Putting a V-8 engine in a vehicle for the first time means Volvo enters new markets and aims at buyers different from typical safety-conscious Volvo owners.
“We're still the same company, we're just appealing to wider groups of people,” says John Neu, manager-product development for Volvo Cars of North America (VCNA).
That includes consumers who want the power of V-8 rather than what has been under Volvo hoods until now.
Safety remains a Volvo attribute, but style and power are not to be ignored in today's market, say Volvo executives.
“You need to include excitement, performance and design so shoppers don't reject you before you start the sell,” says Roger Ormisher, VCNA vice president-public affairs.
Neu says the Ford Motor Co.-owned Swedish auto maker wants a consumer mindset to shift from “‘safe, boxy, boring, and my Swedish uncle had one’ to ‘safe, stylish, exciting, and I got one in my driveway.’”
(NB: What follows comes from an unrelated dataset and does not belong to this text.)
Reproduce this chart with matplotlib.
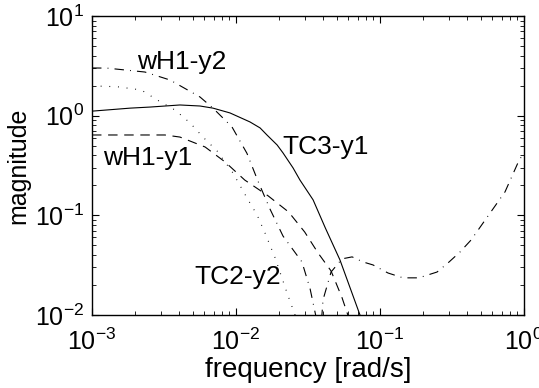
import numpy as np
import matplotlib.pyplot as plt

plt.rcParams['font.family'] = ['Liberation Sans', 'DejaVu Sans']
plt.rcParams['axes.unicode_minus'] = False

# TC3-y1 (solid)
tc3_f = [1.0e-3, 1.84e-3, 2.53e-3, 4.08e-3, 5.62e-3, 6.92e-3, 9.08e-3, 1.25e-2,
         1.47e-2, 1.64e-2, 1.93e-2, 2.12e-2, 2.49e-2, 2.78e-2, 3.43e-2,
         4.17e-2, 5.27e-2, 7.26e-2, 8.5e-2]
tc3_m = [1.11, 1.19, 1.22, 1.28, 1.25, 1.19, 1.065, 0.865,
         0.753, 0.64, 0.508, 0.423, 0.299, 0.226, 0.143,
         0.0748, 0.0357, 0.010, 0.006]

# TC2-y2 (dotted)
tc2_f = [1.0e-3, 1.5e-3, 2.2e-3, 2.83e-3, 3.77e-3, 4.80e-3, 5.89e-3, 7.38e-3,
         9.53e-3, 1.19e-2, 1.40e-2, 1.59e-2, 1.87e-2, 2.26e-2, 2.57e-2, 2.9e-2]
tc2_m = [1.99, 1.95, 1.81, 1.44, 1.14, 0.845, 0.611, 0.443,
         0.266, 0.150, 0.101, 0.0665, 0.0374, 0.0167, 0.010, 0.006]

# wH1-y1 (dashed)
wh1y1_f = [1.0e-3, 1.84e-3, 3.21e-3, 4.08e-3, 6.10e-3, 8.40e-3, 1.15e-2,
           1.67e-2, 2.32e-2, 3.0e-2, 3.71e-2, 4.57e-2, 5.45e-2, 5.98e-2, 6.6e-2]
wh1y1_m = [0.64, 0.64, 0.64, 0.61, 0.485, 0.343, 0.226,
           0.157, 0.108, 0.068, 0.042, 0.0277, 0.0149, 0.010, 0.006]

# wH1-y2 (dash-dot)
wh1y2_f = [1.0e-3, 1.27e-3, 2.33e-3, 3.48e-3, 5.62e-3, 6.92e-3, 9.38e-3,
           1.19e-2, 1.42e-2, 1.72e-2, 2.12e-2, 2.87e-2, 3.27e-2, 3.85e-2,
           4.02e-2, 4.57e-2, 5.45e-2, 6.40e-2, 7.61e-2, 8.94e-2, 0.1136,
           0.1445, 0.186, 0.249, 0.302, 0.360, 0.429, 0.738, 0.907, 1.0]
wh1y2_m = [3.01, 3.0, 2.74, 2.28, 1.54, 1.19, 0.77,
           0.42, 0.221, 0.116, 0.062, 0.0341, 0.0183, 0.006,
           0.0142, 0.027, 0.0366, 0.0383, 0.0341, 0.0318, 0.0264,
           0.0236, 0.0236, 0.027, 0.0341, 0.0430, 0.0566, 0.172, 0.336, 0.432]

labels = ['wH1-y2', 'wH1-y1', 'TC3-y1', 'TC2-y2']
label_f = [4.2e-3, 2.45e-3, 4.22e-2, 1.03e-2]
label_m = [3.46, 0.377, 0.485, 0.0241]

fig = plt.figure(figsize=(5.39, 3.88), dpi=100)
ax = fig.add_axes([0.1707, 0.1881, 0.8015, 0.7707])

lw = 0.8
ax.plot(tc3_f, tc3_m, color='k', lw=lw)
ax.plot(tc2_f, tc2_m, color='k', lw=lw, dashes=(0.8, 7))
ax.plot(wh1y1_f, wh1y1_m, color='k', lw=lw, dashes=(8.5, 6))
ax.plot(wh1y2_f, wh1y2_m, color='k', lw=lw, dashes=(8.5, 5.5, 0.8, 5.5))

for t, xf, ym in zip(labels, label_f, label_m):
    ax.text(xf, ym, t, fontsize=19, ha='center', va='center')

ax.set_xscale('log')
ax.set_yscale('log')
ax.set_xlim(1e-3, 1e0)
ax.set_ylim(1e-2, 1e1)

ax.tick_params(which='both', direction='in', top=True, right=True, labelsize=18)
ax.tick_params(which='major', length=5, width=0.8)
ax.tick_params(which='minor', length=3, width=0.6)
ax.tick_params(axis='x', which='major', pad=10)
ax.tick_params(axis='y', which='major', pad=6)
for s in ax.spines.values():
    s.set_linewidth(1.0)

ax.set_xlabel('frequency [rad/s]', fontsize=20)
ax.set_ylabel('magnitude', fontsize=18)
ax.xaxis.set_label_coords(0.5, -0.14)
ax.yaxis.set_label_coords(-0.143, 0.5)

fig.savefig('out.png', dpi=100)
The first Volvo to get a V-8 option is the popular XC90 cross/utility vehicle, introduced two years ago with inline 5- and 6-cylinder engine choices.
“A V-8 in the XC90 allows Volvo to go after 30% of the market we weren't in,” says Neu, noting that one in three SUVs sold in the U.S. is V-8-powered. “We haven't been able to go after that group before.”
Citing market data on vehicle owners' emotional desires, he says:
62% of V-8 buyers vs. 53% of existing XC90 owners indicate their vehicles give them a feeling of control.
60% of V-8 buyers vs. 45% of XC90 owners say their vehicles are points of pride.
44% of V-8 buyers vs. 31% of XC90 owners say their vehicles give them a feeling of power.
The same survey indicates V-8 buyers compared with XC90 buyers are less interested in safety and peace of mind from a vehicle. They're also more interested in dining out, travel, TV and sports.
“We're going to market differently to different groups,” says Neu. “We've never seen sports as a top hobby for Volvo buyers.”
Volvo particularly will pitch the V-8-powered XC90 in New York, L.A., Chicago, San Francisco, Miami, Philadelphia and Boston — markets known for strong V-8 sales.
“We want to get the buzz going in those trend-setting places,” says Neu.
Putting a more powerful engine in vehicles known for safety may seem like a culture clash. But Neu, using a sports analogy, says it makes sense.
“A hockey player doesn't put on protective gear because he's afraid of the puck,” he says. “He does so because he wants to be in front of the puck. It's feeling secure so that you can attack life.”
Adds Walt Langley, VCNA's vice president-product marketing: “Safety allows you to experience life. We need to say safety is not just about passive protection.”
XC90s equipped with the bigger engines will say so. V-8 badges are affixed to both the front and rear of the vehicles.
“That badging has a lot to do with the show-off factor,” says a Volvo staffer. “People buy V-8s for that, as well as for power and versatility.”